» TASK TO CARRY OUT
Copy exactly the lines that run from the top of the listing to the line containing "control = [0] * 16", both ends included, and omit the pictures.

» RECORDS SUPPLIED
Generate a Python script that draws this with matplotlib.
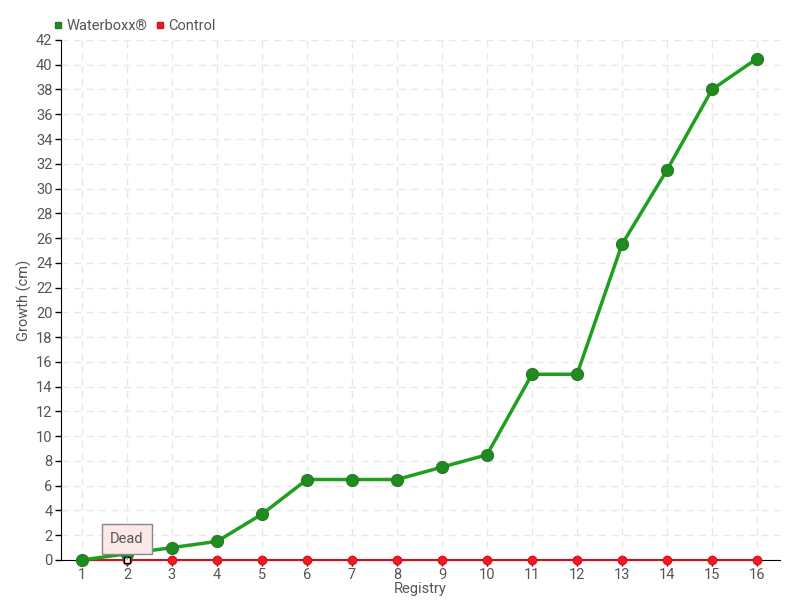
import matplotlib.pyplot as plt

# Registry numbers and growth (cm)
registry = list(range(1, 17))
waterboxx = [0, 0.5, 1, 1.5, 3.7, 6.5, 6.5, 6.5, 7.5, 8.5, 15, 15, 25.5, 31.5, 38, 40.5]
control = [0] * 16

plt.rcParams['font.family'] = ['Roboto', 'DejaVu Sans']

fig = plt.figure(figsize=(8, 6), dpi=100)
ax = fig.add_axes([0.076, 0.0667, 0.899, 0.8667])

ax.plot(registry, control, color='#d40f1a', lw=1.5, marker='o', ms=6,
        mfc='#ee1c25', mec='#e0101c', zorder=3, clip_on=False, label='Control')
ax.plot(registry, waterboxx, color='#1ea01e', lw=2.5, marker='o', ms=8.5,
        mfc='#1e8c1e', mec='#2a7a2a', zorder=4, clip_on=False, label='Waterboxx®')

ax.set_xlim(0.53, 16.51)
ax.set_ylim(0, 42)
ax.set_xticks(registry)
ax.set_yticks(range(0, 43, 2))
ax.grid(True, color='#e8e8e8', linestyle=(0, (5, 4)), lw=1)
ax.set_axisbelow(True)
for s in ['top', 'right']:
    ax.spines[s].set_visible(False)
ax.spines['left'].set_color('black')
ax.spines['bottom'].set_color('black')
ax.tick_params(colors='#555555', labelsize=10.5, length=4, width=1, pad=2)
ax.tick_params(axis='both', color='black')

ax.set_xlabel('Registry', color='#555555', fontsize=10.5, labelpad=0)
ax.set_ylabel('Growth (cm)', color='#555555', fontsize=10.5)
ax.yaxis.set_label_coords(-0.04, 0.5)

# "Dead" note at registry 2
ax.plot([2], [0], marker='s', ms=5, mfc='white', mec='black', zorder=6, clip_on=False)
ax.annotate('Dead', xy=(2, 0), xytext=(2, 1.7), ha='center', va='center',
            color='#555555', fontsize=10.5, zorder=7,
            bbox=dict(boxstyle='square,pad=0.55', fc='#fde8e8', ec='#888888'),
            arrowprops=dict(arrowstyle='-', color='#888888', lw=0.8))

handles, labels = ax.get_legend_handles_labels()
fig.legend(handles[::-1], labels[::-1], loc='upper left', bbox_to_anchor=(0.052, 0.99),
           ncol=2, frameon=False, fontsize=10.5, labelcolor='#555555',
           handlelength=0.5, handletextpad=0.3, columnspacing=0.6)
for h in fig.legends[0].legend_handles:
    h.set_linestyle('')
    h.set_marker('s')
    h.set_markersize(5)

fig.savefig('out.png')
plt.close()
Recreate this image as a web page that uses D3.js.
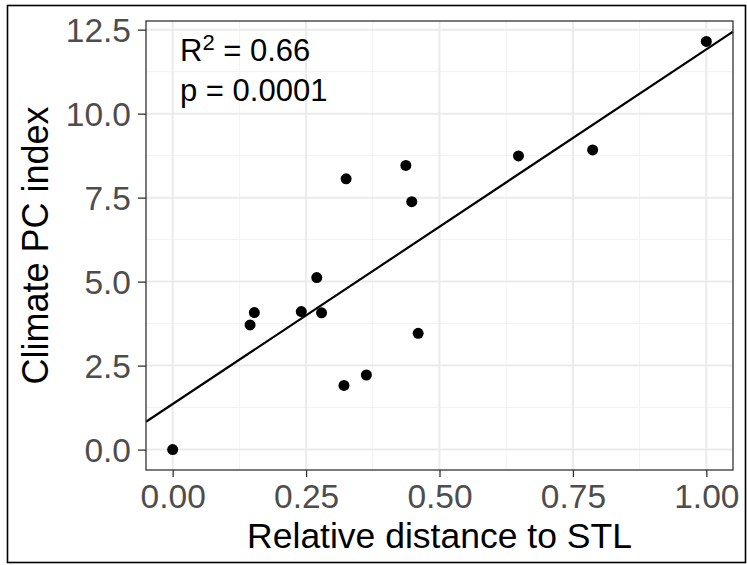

» TASK ANSWER
Generate a Python script that draws this with matplotlib.
import matplotlib.pyplot as plt

# Registry numbers and growth (cm)
registry = list(range(1, 17))
waterboxx = [0, 0.5, 1, 1.5, 3.7, 6.5, 6.5, 6.5, 7.5, 8.5, 15, 15, 25.5, 31.5, 38, 40.5]
control = [0] * 16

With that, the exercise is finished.